Sawit Notif – Kebijakan pemerintah Indonesia yang menetapkan harga eceran tertinggi minyak goreng dinilai oleh sejumlah ahli ekonomi akan memberikan dampak bergam bagi emiten sawit, seperti yang terjadi pada PT Astra Agro Lestari Tbk. (AALI) dan PT PP London Sumatra Indonesia Tbk. (LSIP).
Mengutip Bisnis.com (14/2), Analisis Mirae Asset Sekuritas Juan Harahap menilai, kebijakan pemerintah memberikan dampak negatif karena menimbulkan keterhambatan harga jual rata-rata (ASP), sehingga mengakibatkan margin yang lebih rendah di masa depan.
Juan mencatat bahwa AALI memiliki porsi ekspor 45 persen dan proporsi penjualan domestik 55 persen sepanjang sembilan bulan pada tahun 2021. Oleh karena itu, Juan memprediksi AALI akan mengalami penurunan pendapatan pada 2022 sebesar 9,5 persen. Begitupun pihak Juan tetap mempertahankan rekomendasi beli AALI dengan target harga lebih rendah, yaitu Rp 12.100 dari sebelumnya Rp 12.700.
Berbeda dengan AALI, kebijakan pemerintah tersebut cenderung diprediksi Juan akan berdampak netral kepada emiten sawit LSIP. Pasalnya, volume penjualannya telah diarahkan ke pasar domestik.
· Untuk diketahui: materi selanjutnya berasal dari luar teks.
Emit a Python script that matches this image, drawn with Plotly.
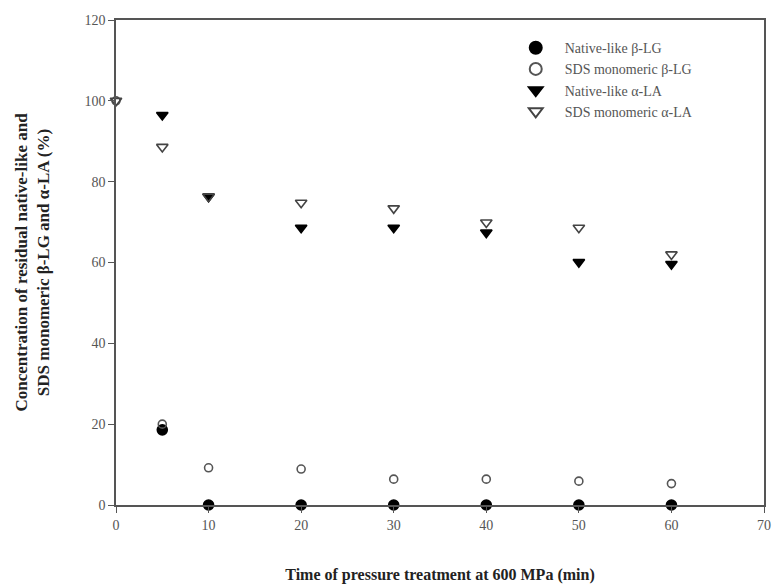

Untuk itu, Juan mempertahankan rekomendasi beli LSIP dengan target harga yang tidak berubah, yakni Rp 1.900.
Naiknya harga komoditas kelapa sawit mentah (crude palm oil/CPO) ternyata juga memberi keuntungan yang tak sedikit kepada LSIP, setidaknya hingga kuartal III/2021. Dimana berdasarkan data perseroan per 30 September 2021, Lonsum mencatatkan penjualan senilai Rp 3,34 triliun, melesat sekitar 47 persen secara tahunan yang ditopang oleh kenaikan volume penjualan dan harga jual rata-rata (ASP) CPO.
Secara keseluruhan, Juan mempertahankan rating overweight terhadap sektor perkebunan Indonesia, dengan memilih AALI sebagai pilihan utama seiring dengan tingginya harga CPO.
Terkait permasalahan kelangkaan minyak goreng di beberapa swalayan dan minimarket, tim Samuel Sekuritas Indonesia menyimpulkan bahwa penyebabnya bukan pada kelangkaan bahan baku, mengingat 70 persen hasil produksi minyak sawit Indonesia digunakan bahan pembuatan minyak goreng. Kelangkaan stok minyak goreng terjadi karena harga bahan baku yang melonjak.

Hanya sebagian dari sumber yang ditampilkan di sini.